Course Catalog - 2024-2025

     

HART 327 - MAKING MODERNITY IN PARIS

Long Title: MAKING MODERNITY IN THE STREETS OF PARIS: ART, FILM, ARCHITECTURE
Department: Art History
Grade Mode: Standard Letter
Language of Instruction: Taught in English
Course Type: Seminar
Credit Hours: 6
Restrictions:
Must be enrolled in one of the following Level(s):
Undergraduate Professional
Visiting Undergraduate
Undergraduate
Description: This course will study the central role of Paris—as place, instigator, and site of contestation—in the development of modern art, film, and architecture since 1870. Working through a selection of key films, works of art, built structures, and cultural debates, we will explore defining issues in the development of modern culture by utilizing the city of Paris as our primary focus and site of inquiry.
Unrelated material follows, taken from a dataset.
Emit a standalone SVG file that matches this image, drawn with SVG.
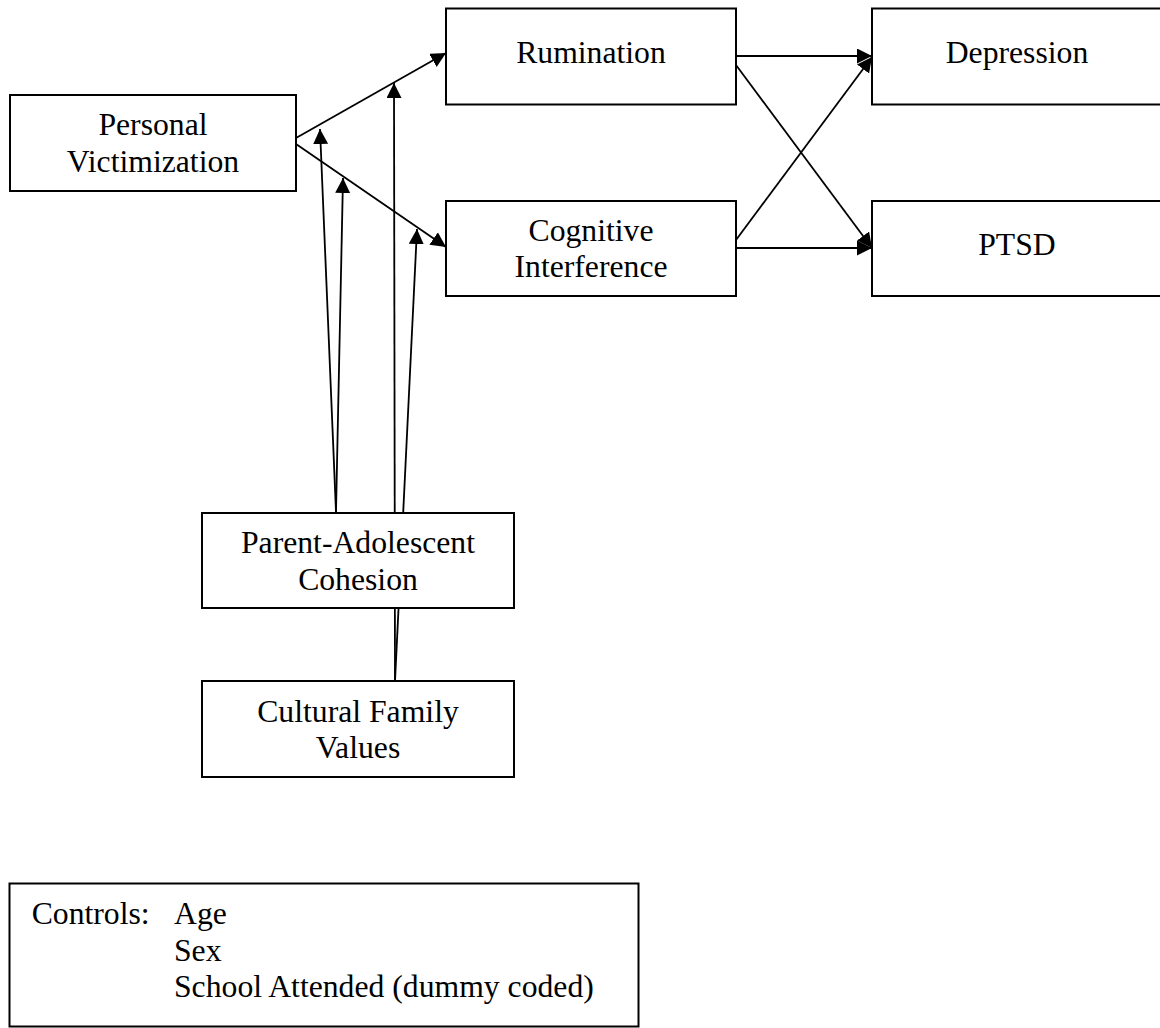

The seminar will be split between classroom sessions in which readings and central themes will be discussed and subsequent visits to museums, neighborhoods, architectural sites, and artists’ studios. The class will consist of three primary sections, organized chronologically. We will begin with “Industrial Modernity and the Rise of the Modern City”; next will be “Avant-Gardes in the Shadow of War”; closing the course will be “Colonial Reckonings.” These three sections will span diverse topics across 150 years of modern European culture, united by their common unfolding in the streets of the French capital. Mutually Exclusive: Cannot register for HART 327 if student has credit for HART 627.